According to congressional officials who spoke to Politico, three senators received a classified briefing from the Pentagon on Wednesday regarding Navy encounters with unidentified aircraft. The briefing is one of a number of recent requests from oversight committee members following a report in May of Navy pilots who frequently saw Tic Tac-looking UFOs flying off the southeast coast of the United States between 2014 and 2015.
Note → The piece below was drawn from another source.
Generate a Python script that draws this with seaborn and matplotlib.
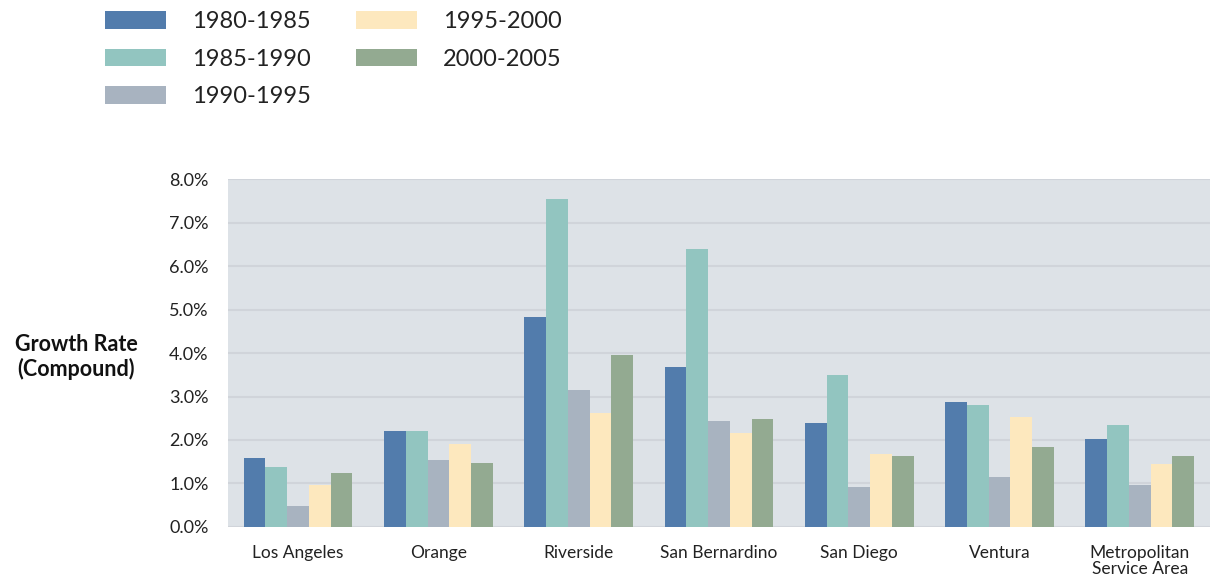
import matplotlib
matplotlib.use("Agg")
import matplotlib.pyplot as plt
import seaborn as sns
import pandas as pd
from matplotlib.patches import Patch

regions = ["Los Angeles", "Orange", "Riverside", "San Bernardino", "San Diego",
           "Ventura", "Metropolitan\nService Area"]
periods = ["1980-1985", "1985-1990", "1990-1995", "1995-2000", "2000-2005"]
g_1980_1985 = [1.58, 2.20, 4.82, 3.67, 2.39, 2.87, 2.02]
g_1985_1990 = [1.39, 2.20, 7.53, 6.40, 3.49, 2.81, 2.34]
g_1990_1995 = [0.48, 1.53, 3.15, 2.44, 0.91, 1.16, 0.96]
g_1995_2000 = [0.97, 1.91, 2.63, 2.15, 1.68, 2.54, 1.44]
g_2000_2005 = [1.25, 1.48, 3.96, 2.49, 1.64, 1.83, 1.64]
yticks = [0, 1, 2, 3, 4, 5, 6, 7, 8]
colors = ["#527cac", "#92c5c0", "#a8b3c0", "#fde8be", "#93aa91"]

series = [g_1980_1985, g_1985_1990, g_1990_1995, g_1995_2000, g_2000_2005]
rows = []
for p, vals in zip(periods, series):
    for r, v in zip(regions, vals):
        rows.append({"Region": r, "Period": p, "Growth": v})
df = pd.DataFrame(rows)

sns.set_style("white")
plt.rcParams["font.family"] = ["Lato", "DejaVu Sans"]

fig = plt.figure(figsize=(12.1, 5.86), dpi=100)
ax = fig.add_axes([0.1884, 0.1007, 0.8116, 0.5938])
ax.set_facecolor("#dde2e7")

sns.barplot(data=df, x="Region", y="Growth", hue="Period", order=regions,
            hue_order=periods, palette=colors, width=0.775, gap=0,
            linewidth=0, saturation=1, ax=ax, legend=False, zorder=3)

ax.set_ylim(0, 8)
ax.set_xlim(-0.5, len(regions) - 0.5)
ax.set_yticks(yticks)
ax.set_yticklabels([f"{t:.1f}%" for t in yticks], fontsize=13, color="#222222")
ax.yaxis.grid(True, color="#d0d4da", linewidth=1.5, zorder=0)
ax.set_axisbelow(True)
for s in ax.spines.values():
    s.set_visible(False)
ax.tick_params(axis="both", length=0)
ax.tick_params(axis="y", pad=14)
ax.tick_params(axis="x", pad=13)
for lbl in ax.get_xticklabels():
    lbl.set_fontsize(12.5)
    lbl.set_color("#222222")
    lbl.set_linespacing(1.0)
    lbl.set_verticalalignment("top")
ax.set_xlabel("")
ax.set_ylabel("")

fig.text(0.063, 0.391, "Growth Rate\n(Compound)", fontsize=15.5, fontweight="bold",
         ha="center", va="center", linespacing=1.2, color="#111111")

handles = [Patch(facecolor=c, edgecolor="none") for c in colors]
leg = fig.legend(handles, periods, loc="upper left", bbox_to_anchor=(0.069, 1.017),
                 ncol=2, frameon=False, fontsize=17, handlelength=2.6,
                 handleheight=0.75, handletextpad=1.1, columnspacing=1.9,
                 labelspacing=0.7)
for t in leg.get_texts():
    t.set_color("#222222")

fig.savefig("out.png", dpi=100)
“If naval pilots are running into unexplained interference in the air, that’s a safety concern Senator Warner believes we need to get to the bottom of,” said a spokesperson for Virginia Democrat Mark Warner, the vice-chairman of the Senate Intelligence Committee. An active intelligence official confirmed to Politico that “more requests for briefings are coming in.” And a former government official, who has been present for some of the meetings with lawmakers, added that representatives and support staff on the Intelligence, Armed Services, and Defense Appropriations panels are “coming out of the woodwork” to obtain the information. The briefings have reportedly been organized by the Navy, and have included staff from the under secretary of Defense for Intelligence.

Despite his interest in a Space Force — even if it’s only a fundraising tool — Trump doesn’t seem engaged by the fact that he has more access to unredacted information on UFOs than, presumably, any other terrestrial being. “I did have one very brief meeting on it,” Trump told George Stephanopoulos on Sunday. “But people are saying they’re seeing UFOs. Do I believe it? Not particularly.”

But former Nevada senator Harry Reid, the godfather of the recent push to normalize the discussion of UFOs within government, remains quite invested. In an interview with Nevada’s KNPR last week, Reid said that he would encourage lawmakers to hold public hearings on the matter: “They would be surprised how the American public would accept it. People from their individual states would accept it.”